WASHINGTON - US President Barack Obama’s administration has selected a general with extensive experience in Afghanistan to lead American efforts there at a time when concerns here are mounting about the Afghan army’s ability to thwart a resurgent Taliban and other terror threats.

Lt Gen John W “Mick” Nicholson, if confirmed by the Senate, will replace Army Gen John Campbell as the top US commander in Afghanistan, Pentagon Press Secretary Peter Cook said. Campbell has led US and NATO operations in the country since August 2014. It was not immediately clear whether Campbell would be assigned another post or retire.

Nicholson is a West Point-educated infantry officer who served in the elite 75th Ranger Regiment and commanded the 82nd Airborne Division. He is expected to be promoted to four-star general before taking command in Afghanistan. Nicholson now serves as commander of NATO’s Allied Land Command in Izmir, Turkey.

Nicholson has served more than three years in Afghanistan in several positions between 2006 and 2012. Most recently, he served from December 2010 through January 2012 in a dual role as the deputy commanding general for US Forces Afghanistan and the deputy chief of staff for NATO’s International Security Assistance Force.
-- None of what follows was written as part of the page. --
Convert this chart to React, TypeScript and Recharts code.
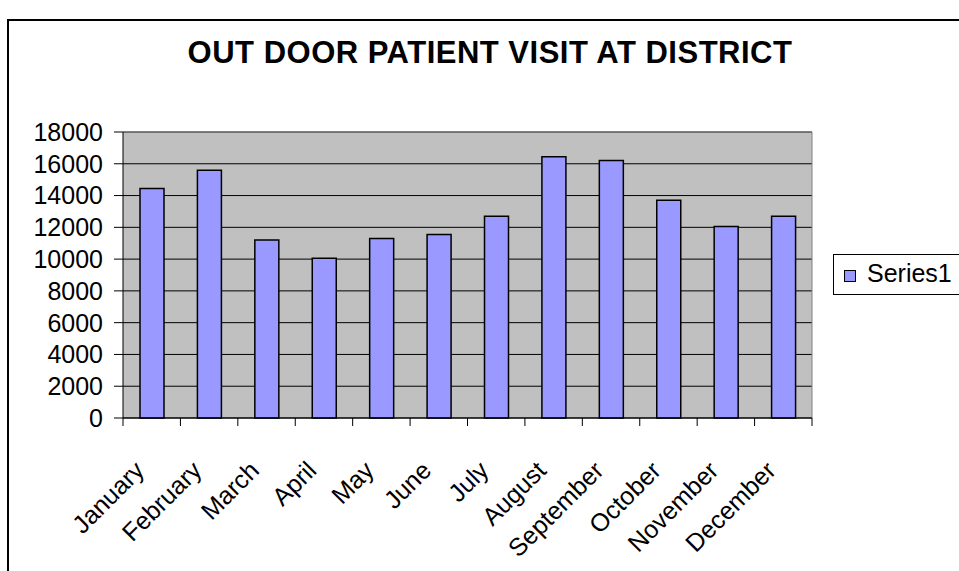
import {
  Bar,
  BarChart,
  CartesianGrid,
  ReferenceLine,
  XAxis,
  YAxis,
} from 'recharts';

const months = [
  'January',
  'February',
  'March',
  'April',
  'May',
  'June',
  'July',
  'August',
  'September',
  'October',
  'November',
  'December',
];

const series1 = [
  14450, 15600, 11200, 10050, 11300, 11550, 12700, 16450, 16200, 13700,
  12050, 12700,
];

const yTicks = [0, 2000, 4000, 6000, 8000, 10000, 12000, 14000, 16000, 18000];

const chartData = months.map((month, i) => ({
  month,
  value: series1[i],
}));

const FONT = '"Liberation Sans", Arial, sans-serif';

// category labels plus the tick marks that sit between categories
const MonthTick = (props: any) => {
  const { x, y, payload, index, visibleTicksCount, width } = props;
  const count = visibleTicksCount || months.length;
  const band = (width || 689) / count;
  const left = x - band / 2;
  const right = x + band / 2;
  const ax = x - 6;
  const ay = y + 54;
  return (
    <g>
      <line x1={left} y1={y} x2={left} y2={y + 8} stroke="#000" />
      {index === count - 1 && (
        <line x1={right} y1={y} x2={right} y2={y + 8} stroke="#000" />
      )}
      <text
        x={ax}
        y={ay}
        transform={`rotate(-45, ${ax}, ${ay})`}
        textAnchor="end"
        fontSize={25}
        fontFamily={FONT}
        fill="#000"
      >
        {payload.value}
      </text>
    </g>
  );
};

export default function App() {
  return (
    <div
      style={{
        position: 'absolute',
        left: 0,
        top: 0,
        width: 959,
        height: 571,
        overflow: 'hidden',
        background: '#fff',
        fontFamily: FONT,
      }}
    >
      <div
        style={{
          position: 'absolute',
          left: 7,
          top: 19,
          width: 1000,
          height: 700,
          border: '2px solid #000',
        }}
      />
      <div
        style={{
          position: 'absolute',
          left: 90,
          top: 37,
          width: 800,
          textAlign: 'center',
          fontSize: 31,
          lineHeight: '31px',
          fontWeight: 'bold',
          letterSpacing: 0.5,
          color: '#000',
        }}
      >
        OUT DOOR PATIENT VISIT AT DISTRICT
      </div>

      <div style={{ position: 'absolute', left: 0, top: 0 }}>
        <BarChart
          width={959}
          height={571}
          data={chartData}
          margin={{ top: 132, right: 147, left: 0, bottom: 0 }}
        >
          <CartesianGrid
            vertical={false}
            stroke="#000"
            strokeWidth={1}
            fill="#C0C0C0"
            fillOpacity={1}
          />
          <XAxis
            dataKey="month"
            interval={0}
            height={153}
            tickLine={false}
            tickSize={0}
            tickMargin={0}
            axisLine={{ stroke: '#000' }}
            tick={<MonthTick />}
          />
          <YAxis
            width={123}
            domain={[0, 18000]}
            ticks={yTicks}
            interval={0}
            tickSize={9}
            tickMargin={11}
            axisLine={{ stroke: '#000' }}
            tickLine={{ stroke: '#000' }}
            tick={{ fill: '#000', fontSize: 25, fontFamily: FONT }}
          />
          <ReferenceLine y={18000} stroke="#808080" />
          <ReferenceLine x="December" position="end" stroke="#808080" />
          <Bar
            dataKey="value"
            fill="#9999FF"
            stroke="#000"
            strokeWidth={1.5}
            barSize={24}
            isAnimationActive={false}
          />
        </BarChart>
      </div>

      <div
        style={{
          position: 'absolute',
          left: 833,
          top: 254,
          width: 140,
          height: 41,
          border: '1px solid #000',
          boxSizing: 'border-box',
        }}
      >
        <div
          style={{
            position: 'absolute',
            left: 10,
            top: 15,
            width: 12,
            height: 12,
            background: '#9999FF',
            border: '1px solid #000',
            boxSizing: 'border-box',
          }}
        />
        <div
          style={{
            position: 'absolute',
            left: 33,
            top: 6,
            fontSize: 25,
            lineHeight: '25px',
            color: '#000',
            whiteSpace: 'nowrap',
          }}
        >
          Series1
        </div>
      </div>
    </div>
  );
}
Cook, reading a statement from Defence Secretary Ash Carter, called Nicholson “an accomplished soldier with extensive command experience both in Afghanistan and around the world.”

“He knows what it means to lead a responsive and nimble force and how to build the capacity of our partners to respond to immediate and long-term threats and remain adaptable to evolving challenges,” Cook read from Carter’s statement.

Carter’s statement acknowledged Nicholson, who will likely take his new role in March, will face challenges, but it credited Campbell with working closely with the Afghan government and the country’s security forces to increase their abilities.

“Gen Campbell has given his all to the mission as our top commander in Afghanistan, and his personal sacrifices on behalf of his troops and the Afghan people will be remembered by us all,” Cook read. “… He has consistently identified ways to increase the capability and capacity of the Afghan forces, forces that have shown the motivation and resiliency required to assure the long-term success of our partnership and the security and the stability of the Afghan people deserve.”

The Taliban did retake some land last year from Afghan forces, briefly capturing the city of Kunduz in northern Afghanistan in October and more recently parts of the Helmand Province in the country’s south where fighting has continued. But Afghan forces have improved in several areas including aviation. In recent weeks, the country’s first A-29 Super Tucano light attack aircraft arrived to allow pilots to fly close air support missions.

Under Nicholson’s watch, the US force in Afghanistan is expected to decrease to about 5,500 troops by the end of 2016. There are about 9,800 troops there now, primarily to train and advise Afghan forces and conduct some counterterrorism operations against Islamic State militants and remnants of Al-Qaeda. Some lawmakers in Congress have called for a larger US force in Afghanistan.